Um künftig Doktoranden stärker an Uni und Forschung einzubinden, sind auch mehrere Doktorandenkollegs geplant. Freilich ist zur Zeit noch viel im Fluss. Die Unis stecken gerade in einer Umstellphase. Über die jeweilige Gestaltung des PhD-Studiums entscheidet jede Uni autonom. PhD-Programme an allen Europäischen Unis sind zur Zeit noch Zukunftsmusik.
Österreich: Erster Schritt mit UG 2002
In Österreich wurde der erste Schritt mit dem Unigesetz (UG) 2002 getan, das die Einführung eines PhD-Studiums von mindestens vier Jahren an heimischen Unis ermöglichte. Einige werteten dies als Schnellschuss des Gesetzgebers, da damit über Nacht de facto das "normale" Doktorat abgewertet wurde. Lediglich drei Unis führten in der Folge ein PhD-Studium ein, nämlich die Medizinuni, sowie die Wirtschafts- und die Hauptuni in Wien, die jetzt beide ein PhD-Studium in Finance anbieten.
Im März 2006 kam es zu einer Novelle des UG: Spätestens ab 2010 werden alle österreichischen Unis nur mehr dreijährige Doktoratsstudien anbieten. Welchen Titel die Absolventen am Ende erwartet, ob Doktor oder PhD, bleibt den Unis selbst überlassen. Ist diese Bezeichnung am Ende nur eine Formalität?
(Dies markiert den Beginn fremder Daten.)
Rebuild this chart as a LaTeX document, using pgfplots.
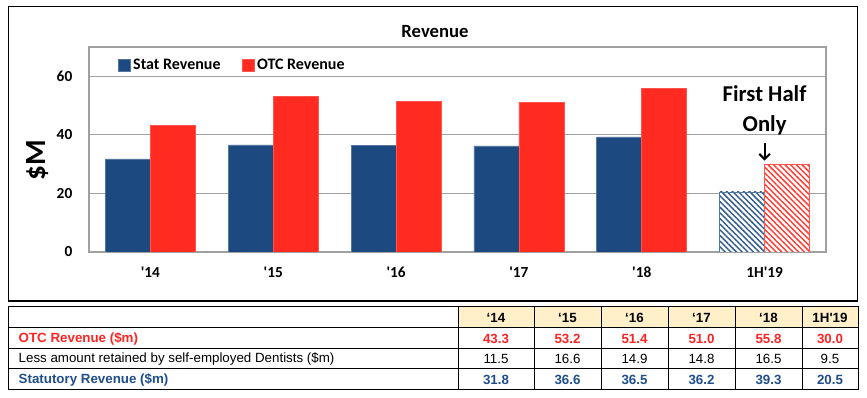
\documentclass[border=0pt]{standalone}
\usepackage{fontspec}
\setmainfont{Carlito}
\newfontfamily\arialfont{Liberation Sans}
\usepackage{pgfplots}
\pgfplotsset{compat=1.18}
\usetikzlibrary{patterns.meta,arrows.meta}
\definecolor{statblue}{HTML}{1C4A80}
\definecolor{otcred}{HTML}{FF2A20}
\definecolor{hdrfill}{HTML}{FFF0CA}
\definecolor{tblue}{HTML}{1F4E8C}
\definecolor{tred}{HTML}{FF2424}
\definecolor{gridgray}{HTML}{A0A0A0}
\begin{document}
\begin{tikzpicture}
\begin{scope}[x=0.75pt,y=-0.75pt]
\useasboundingbox (0,0) rectangle (867,398);
\draw[line width=1.1pt] (8.5,6.5) rectangle (857.5,301);
\node[font=\bfseries\fontsize{14}{16}\selectfont] at (435,32) {Revenue};
\node[font=\bfseries\fontsize{22}{24}\selectfont, rotate=90] at (38,160) {\$M};
% table
\fill[hdrfill] (458,307) rectangle (858,328);
\draw[line width=0.75pt] (8,307) rectangle (858,390);
\foreach \y in {328,349,369} \draw[line width=0.75pt] (8,\y) -- (858,\y);
\foreach \x in {458,534,601,668,735,802} \draw[line width=0.75pt] (\x,307) -- (\x,390);
\begin{scope}[every node/.style={font=\arialfont\fontsize{10}{12}\selectfont}]
\node[anchor=west,text=tred,font=\arialfont\bfseries\fontsize{10}{12}\selectfont] at (14,338.5) {OTC Revenue (\$m)};
\node[anchor=west] at (14,359) {Less amount retained by self-employed Dentists (\$m)};
\node[anchor=west,text=tblue,font=\arialfont\bfseries\fontsize{10}{12}\selectfont] at (14,379.5) {Statutory Revenue (\$m)};
\foreach \x/\h/\a/\b/\c in {496/‘14/43.3/11.5/31.8, 567.5/‘15/53.2/16.6/36.6, 634.5/‘16/51.4/14.9/36.5, 701.5/‘17/51.0/14.8/36.2, 768.5/‘18/55.8/16.5/39.3, 830/1H\textquotesingle19/30.0/9.5/20.5}{
  \node[font=\arialfont\bfseries\fontsize{10}{12}\selectfont] at (\x,317.5) {\h};
  \node[text=tred,font=\arialfont\bfseries\fontsize{10}{12}\selectfont] at (\x,338.5) {\a};
  \node at (\x,359) {\b};
  \node[text=tblue,font=\arialfont\bfseries\fontsize{10}{12}\selectfont] at (\x,379.5) {\c};
}
\end{scope}
\end{scope}
\begin{axis}[
  at={(66.75pt,-189pt)}, anchor=south west,
  scale only axis, width=552.75pt, height=153.75pt,
  xmin=-0.5, xmax=5.5, ymin=0, ymax=70,
  ytick={0,20,40,60},
  xtick={0,1,2,3,4,5},
  xticklabels={\textquotesingle14,\textquotesingle15,\textquotesingle16,\textquotesingle17,\textquotesingle18,1H\textquotesingle19},
  ymajorgrids, grid style={gridgray, line width=0.75pt},
  axis line style={gridgray, line width=0.9pt},
  major tick length=0pt,
  /pgf/number format/assume math mode=true,
  tick label style={font=\bfseries\fontsize{11.5}{13}\selectfont},
  yticklabel style={xshift=-9pt},
  xticklabel style={yshift=-8pt},
  ybar, bar width=33.75pt,
  legend style={at={(0.039,0.912)}, anchor=west, draw=none, fill=none,
    font=\bfseries\fontsize{12}{14}\selectfont, inner sep=0pt,
    /tikz/every even column/.append style={column sep=14pt}},
  legend columns=2,
  legend image code/.code={\fill[#1] (0pt,-4.5pt) rectangle (9pt,4.5pt);},
]
\addplot[fill=statblue, draw=statblue!75!white, bar shift=-16.875pt] coordinates {(0,31.8)(1,36.6)(2,36.5)(3,36.2)(4,39.3)};
\addlegendentry{Stat Revenue}
\addplot[fill=otcred, draw=otcred!80!white, bar shift=16.875pt] coordinates {(0,43.3)(1,53.2)(2,51.4)(3,51.0)(4,55.8)};
\addlegendentry{OTC Revenue}
\addplot[forget plot, fill=white, postaction={pattern={Lines[angle=-45,distance=3pt,line width=1.1pt]}, pattern color=statblue!90!white}, draw=statblue!75!white, bar shift=-16.875pt] coordinates {(5,20.5)};
\addplot[forget plot, fill=white, postaction={pattern={Lines[angle=-45,distance=3pt,line width=1.1pt]}, pattern color=otcred!90!white}, draw=otcred!80!white, bar shift=16.875pt] coordinates {(5,30.0)};
\node[font=\bfseries\fontsize{17}{22.5}\selectfont, align=center] at (axis cs:5,48.5) {First Half\\Only};
\draw[line width=1.5pt, -{Straight Barb[length=4pt,width=8pt]}] (axis cs:5,37.3) -- (axis cs:5,31.2);
\end{axis}
\end{tikzpicture}
\end{document}
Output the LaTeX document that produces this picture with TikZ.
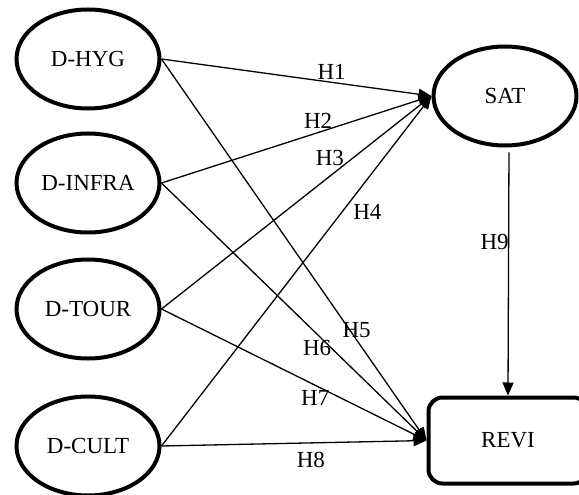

Aus dem UG geht ein Unterschied zwischen Doktor und PhD nicht mehr hervor. Stefan Pichler, Professor an der Wiener Wirtschaftsuni und zuständig für das PhD-Studium für Finanzwissenschaft, hielte es aber für fatal, wenn eine Uni einen dem bisherigen Doktorat gleichwertigen Abschluss künftig als PhD bezeichnen würde. "Das Doktorat wurde vielfach berufsbegleitend, aus reinen Prestigegründen, erworben. Beim PhD ist man hingegen in die Forschung eingebunden. In wissenschaftlicher Hinsicht ist der PhD sicher höherwertig."
Landesliga oder
Champions League?
Österreich würde vor allem international seinem Ruf schaden, wenn es PhDs vergäbe, ohne die nötige wissenschaftliche Qualifikation vorauszusetzen, was nach österreichischem Gesetz möglich wäre. Pichler bezweifelt aber, ob das den europaweiten Normen des Bolognaprozesses entspricht. "Es macht einen Unterschied, ob wir in der Landesliga spielen oder in der Champions League."
Der Vizerektor der Medizinuni, Rudolf Mallinger, sieht das etwas gelassener. "Ich denke, die Doktoratsstudien werden künftig mehr anwendungsorientiert sein. Entscheidend ist, dass es in Europa eine einheitliche Regelung geben wird." Ob der Studienabschluss Doktor oder PhD heiße, sei irrelevant. Im Hinblick auf das internationale Ansehen favorisiert aber auch Mallinger den PhD.